>> Begin

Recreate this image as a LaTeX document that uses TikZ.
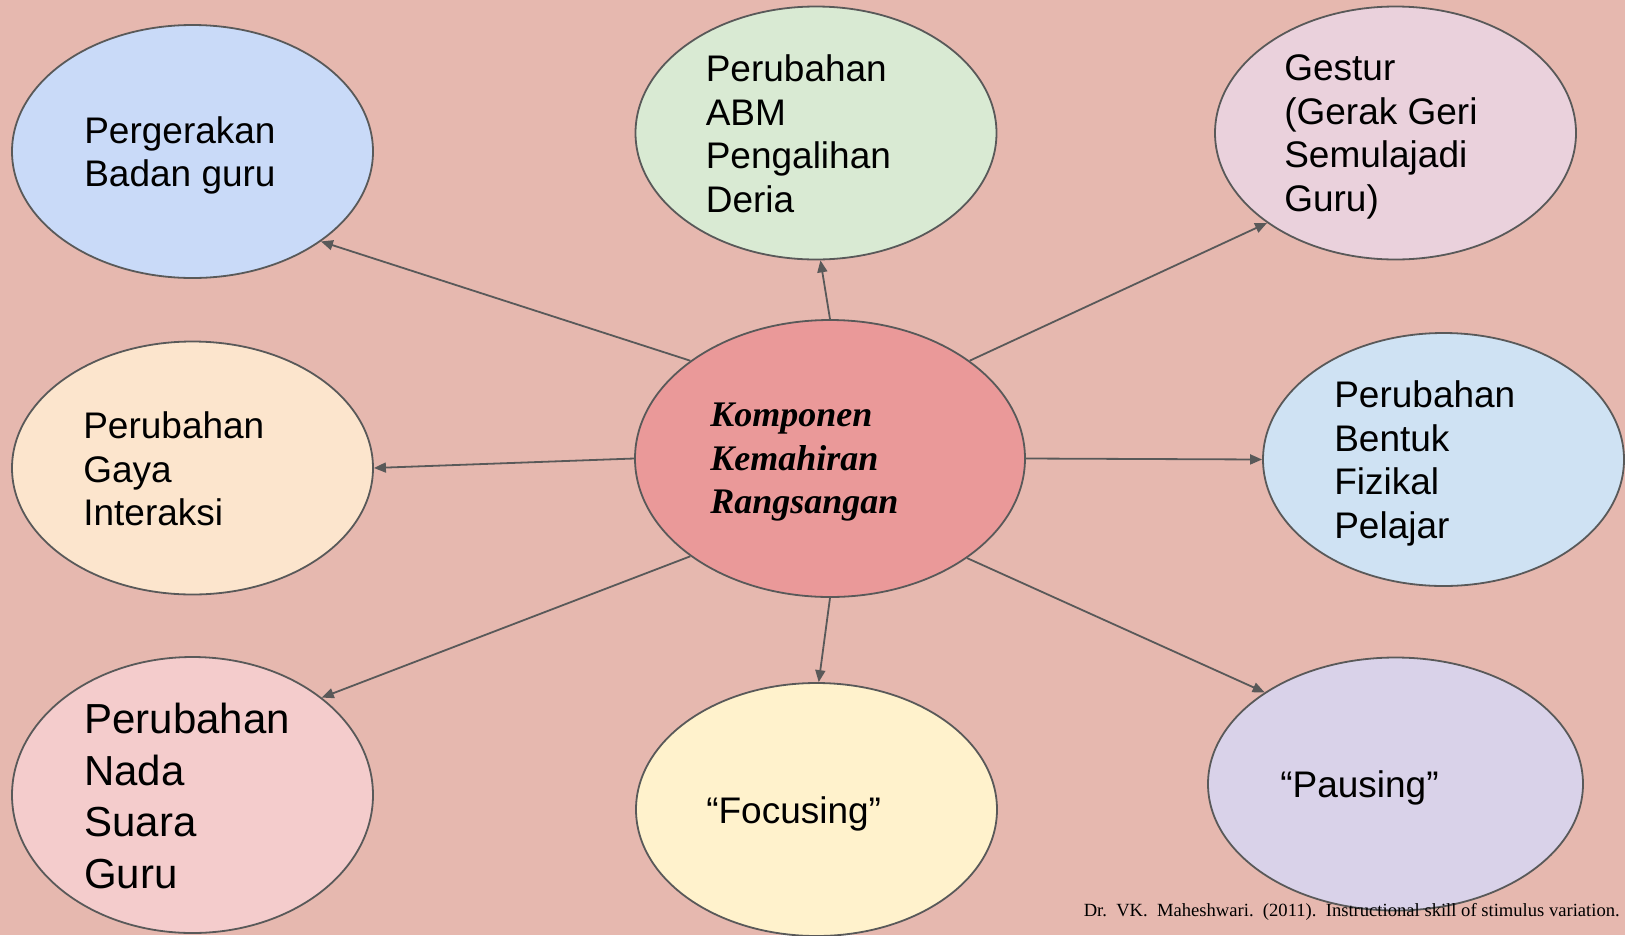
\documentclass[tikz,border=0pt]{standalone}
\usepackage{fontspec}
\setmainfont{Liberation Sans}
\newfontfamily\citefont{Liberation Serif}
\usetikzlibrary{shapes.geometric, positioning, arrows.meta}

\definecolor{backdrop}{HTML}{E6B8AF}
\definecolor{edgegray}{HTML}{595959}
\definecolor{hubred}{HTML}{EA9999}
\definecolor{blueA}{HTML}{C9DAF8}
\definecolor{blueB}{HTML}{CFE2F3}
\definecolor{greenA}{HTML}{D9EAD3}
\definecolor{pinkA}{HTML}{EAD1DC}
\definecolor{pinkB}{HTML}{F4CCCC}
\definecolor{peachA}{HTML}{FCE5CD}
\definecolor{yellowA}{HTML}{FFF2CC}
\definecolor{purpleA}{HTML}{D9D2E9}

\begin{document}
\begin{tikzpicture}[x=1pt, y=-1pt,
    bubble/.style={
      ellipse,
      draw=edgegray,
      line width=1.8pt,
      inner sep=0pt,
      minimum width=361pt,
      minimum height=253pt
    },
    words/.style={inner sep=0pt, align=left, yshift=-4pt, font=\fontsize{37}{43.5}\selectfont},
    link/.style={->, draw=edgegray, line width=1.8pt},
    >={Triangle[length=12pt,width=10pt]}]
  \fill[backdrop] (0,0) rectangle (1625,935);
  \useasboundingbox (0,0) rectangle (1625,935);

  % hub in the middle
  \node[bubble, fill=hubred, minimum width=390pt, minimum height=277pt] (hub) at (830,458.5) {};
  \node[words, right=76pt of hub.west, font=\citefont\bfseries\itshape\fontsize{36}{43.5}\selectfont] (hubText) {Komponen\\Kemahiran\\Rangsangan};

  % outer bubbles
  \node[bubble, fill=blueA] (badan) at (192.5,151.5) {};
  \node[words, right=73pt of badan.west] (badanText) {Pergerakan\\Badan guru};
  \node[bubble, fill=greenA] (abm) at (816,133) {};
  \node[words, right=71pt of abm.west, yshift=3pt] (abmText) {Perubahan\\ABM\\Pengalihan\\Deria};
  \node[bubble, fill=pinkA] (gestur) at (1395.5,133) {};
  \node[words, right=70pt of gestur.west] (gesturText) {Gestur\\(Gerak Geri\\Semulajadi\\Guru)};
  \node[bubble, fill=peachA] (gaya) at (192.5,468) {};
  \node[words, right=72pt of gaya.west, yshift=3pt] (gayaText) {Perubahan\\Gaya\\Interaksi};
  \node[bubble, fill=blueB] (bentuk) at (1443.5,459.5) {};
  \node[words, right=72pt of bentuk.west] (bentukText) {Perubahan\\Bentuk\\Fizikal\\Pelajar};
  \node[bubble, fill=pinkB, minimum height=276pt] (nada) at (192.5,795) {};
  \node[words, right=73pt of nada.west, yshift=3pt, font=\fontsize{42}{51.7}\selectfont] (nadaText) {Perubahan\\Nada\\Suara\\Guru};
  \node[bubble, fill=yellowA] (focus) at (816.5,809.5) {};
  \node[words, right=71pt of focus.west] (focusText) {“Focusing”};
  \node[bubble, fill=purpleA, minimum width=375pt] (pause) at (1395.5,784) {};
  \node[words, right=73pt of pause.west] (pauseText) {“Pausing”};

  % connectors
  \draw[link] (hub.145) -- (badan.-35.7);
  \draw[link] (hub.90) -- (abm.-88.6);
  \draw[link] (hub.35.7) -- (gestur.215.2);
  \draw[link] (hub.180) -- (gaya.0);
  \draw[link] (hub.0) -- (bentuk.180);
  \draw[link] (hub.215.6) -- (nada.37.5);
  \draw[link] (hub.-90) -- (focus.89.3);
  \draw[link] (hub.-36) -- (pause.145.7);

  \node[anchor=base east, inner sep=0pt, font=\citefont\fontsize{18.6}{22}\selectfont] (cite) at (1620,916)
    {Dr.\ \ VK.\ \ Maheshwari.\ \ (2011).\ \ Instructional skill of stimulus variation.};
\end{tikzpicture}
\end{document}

>> End

### What is required
Print the full listing exactly, dropping the pictures.

### Exercise response
Recreate this image as a LaTeX document that uses TikZ.
\documentclass[tikz,border=0pt]{standalone}
\usepackage{fontspec}
\setmainfont{Liberation Sans}
\newfontfamily\citefont{Liberation Serif}
\usetikzlibrary{shapes.geometric, positioning, arrows.meta}

\definecolor{backdrop}{HTML}{E6B8AF}
\definecolor{edgegray}{HTML}{595959}
\definecolor{hubred}{HTML}{EA9999}
\definecolor{blueA}{HTML}{C9DAF8}
\definecolor{blueB}{HTML}{CFE2F3}
\definecolor{greenA}{HTML}{D9EAD3}
\definecolor{pinkA}{HTML}{EAD1DC}
\definecolor{pinkB}{HTML}{F4CCCC}
\definecolor{peachA}{HTML}{FCE5CD}
\definecolor{yellowA}{HTML}{FFF2CC}
\definecolor{purpleA}{HTML}{D9D2E9}

\begin{document}
\begin{tikzpicture}[x=1pt, y=-1pt,
    bubble/.style={
      ellipse,
      draw=edgegray,
      line width=1.8pt,
      inner sep=0pt,
      minimum width=361pt,
      minimum height=253pt
    },
    words/.style={inner sep=0pt, align=left, yshift=-4pt, font=\fontsize{37}{43.5}\selectfont},
    link/.style={->, draw=edgegray, line width=1.8pt},
    >={Triangle[length=12pt,width=10pt]}]
  \fill[backdrop] (0,0) rectangle (1625,935);
  \useasboundingbox (0,0) rectangle (1625,935);

  % hub in the middle
  \node[bubble, fill=hubred, minimum width=390pt, minimum height=277pt] (hub) at (830,458.5) {};
  \node[words, right=76pt of hub.west, font=\citefont\bfseries\itshape\fontsize{36}{43.5}\selectfont] (hubText) {Komponen\\Kemahiran\\Rangsangan};

  % outer bubbles
  \node[bubble, fill=blueA] (badan) at (192.5,151.5) {};
  \node[words, right=73pt of badan.west] (badanText) {Pergerakan\\Badan guru};
  \node[bubble, fill=greenA] (abm) at (816,133) {};
  \node[words, right=71pt of abm.west, yshift=3pt] (abmText) {Perubahan\\ABM\\Pengalihan\\Deria};
  \node[bubble, fill=pinkA] (gestur) at (1395.5,133) {};
  \node[words, right=70pt of gestur.west] (gesturText) {Gestur\\(Gerak Geri\\Semulajadi\\Guru)};
  \node[bubble, fill=peachA] (gaya) at (192.5,468) {};
  \node[words, right=72pt of gaya.west, yshift=3pt] (gayaText) {Perubahan\\Gaya\\Interaksi};
  \node[bubble, fill=blueB] (bentuk) at (1443.5,459.5) {};
  \node[words, right=72pt of bentuk.west] (bentukText) {Perubahan\\Bentuk\\Fizikal\\Pelajar};
  \node[bubble, fill=pinkB, minimum height=276pt] (nada) at (192.5,795) {};
  \node[words, right=73pt of nada.west, yshift=3pt, font=\fontsize{42}{51.7}\selectfont] (nadaText) {Perubahan\\Nada\\Suara\\Guru};
  \node[bubble, fill=yellowA] (focus) at (816.5,809.5) {};
  \node[words, right=71pt of focus.west] (focusText) {“Focusing”};
  \node[bubble, fill=purpleA, minimum width=375pt] (pause) at (1395.5,784) {};
  \node[words, right=73pt of pause.west] (pauseText) {“Pausing”};

  % connectors
  \draw[link] (hub.145) -- (badan.-35.7);
  \draw[link] (hub.90) -- (abm.-88.6);
  \draw[link] (hub.35.7) -- (gestur.215.2);
  \draw[link] (hub.180) -- (gaya.0);
  \draw[link] (hub.0) -- (bentuk.180);
  \draw[link] (hub.215.6) -- (nada.37.5);
  \draw[link] (hub.-90) -- (focus.89.3);
  \draw[link] (hub.-36) -- (pause.145.7);

  \node[anchor=base east, inner sep=0pt, font=\citefont\fontsize{18.6}{22}\selectfont] (cite) at (1620,916)
    {Dr.\ \ VK.\ \ Maheshwari.\ \ (2011).\ \ Instructional skill of stimulus variation.};
\end{tikzpicture}
\end{document}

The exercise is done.